Nestled within the residential neighbourhood of North York, this 3,500 square foot multi-generational house exemplifies harmonious co-living design. The house seamlessly integrates a diverse set of individual and collective desires in support of three generations at different stages of their lives, including a retired couple, their adult children, and parents.
A distinctive pitched roof from the street speaks to the neighbourhood vernacular, while a deep, dramatic brick tone sets it apart from the local muted palette. The house’s controlled material selection highlights the design’s well-crafted details and considered texture variations. Warm wood accents are deployed in contrast to the cool brick tones, a strategy carried through from the exterior to the house’s interior. Vertical oak battens mask some of the home’s functional elements from the street, such as the front-facing garage door and a passage from the living room to the artist studio.
Concealed beyond the front façade is a second-floor courtyard that creates a series of light-filled, interconnected spaces at the heart of the home. The courtyard provides a dedicated and convenient outdoor space adjacent to the grandparent’s suite while bringing daylight into a central atrium above the communal kitchen. Careful and considered planning allows the house to provide for each family member’s current and future needs by balancing their privacy with the benefits of multi-generational living. One such element is the proactive inclusion of an elevator to ensure all levels remain fully accessible, allowing for the family’s senior members to age in place.
Dedicated private spaces that respond to individual needs include an artist’s studio, a media room for the cinephile, and an office for the working professional.

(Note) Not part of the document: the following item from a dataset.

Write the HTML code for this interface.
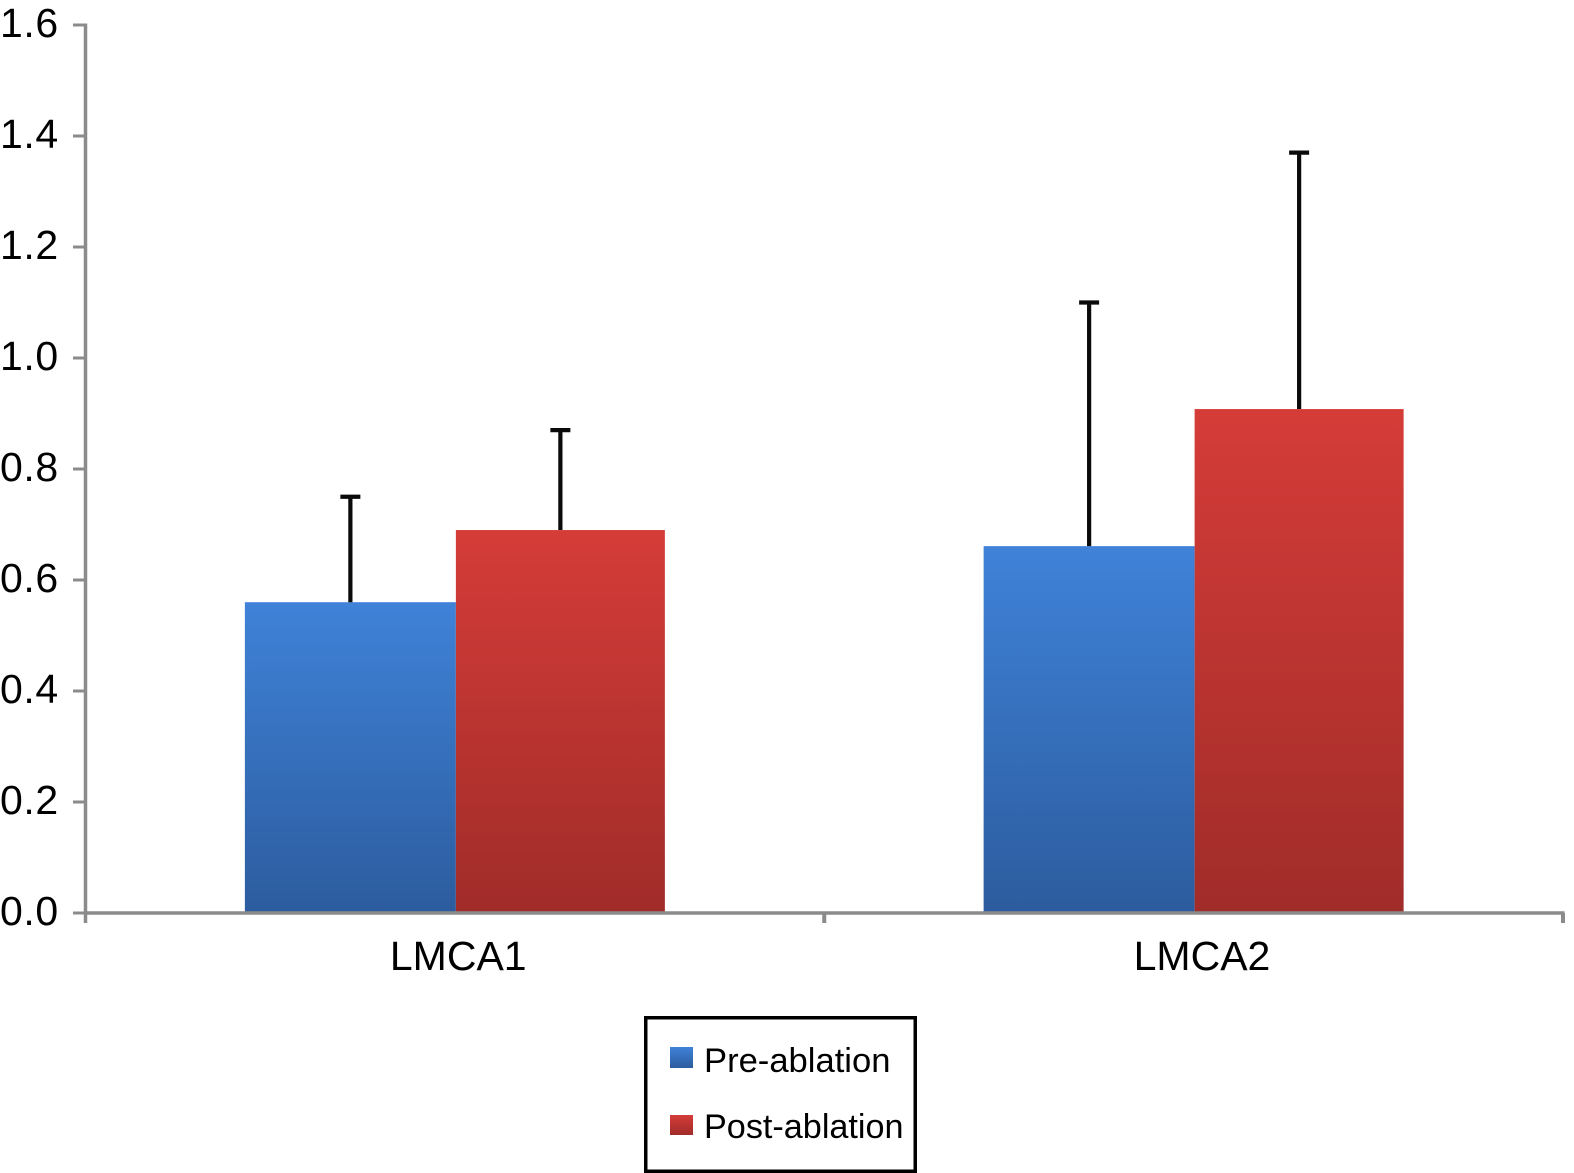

The open-concept communal spaces for entertaining and gathering extend from the front to the back of the house at grade, opening out onto an expansive backyard facing the Humber Ravine’s natural landscape. The backyard is designed with multiple zones: cooking, covered dining, gardening, and urban farming. At the front of the house, a low garden wall creates privacy for the street-facing windows while creating a porch-like space for the family to gather and interact with the neighbourhood.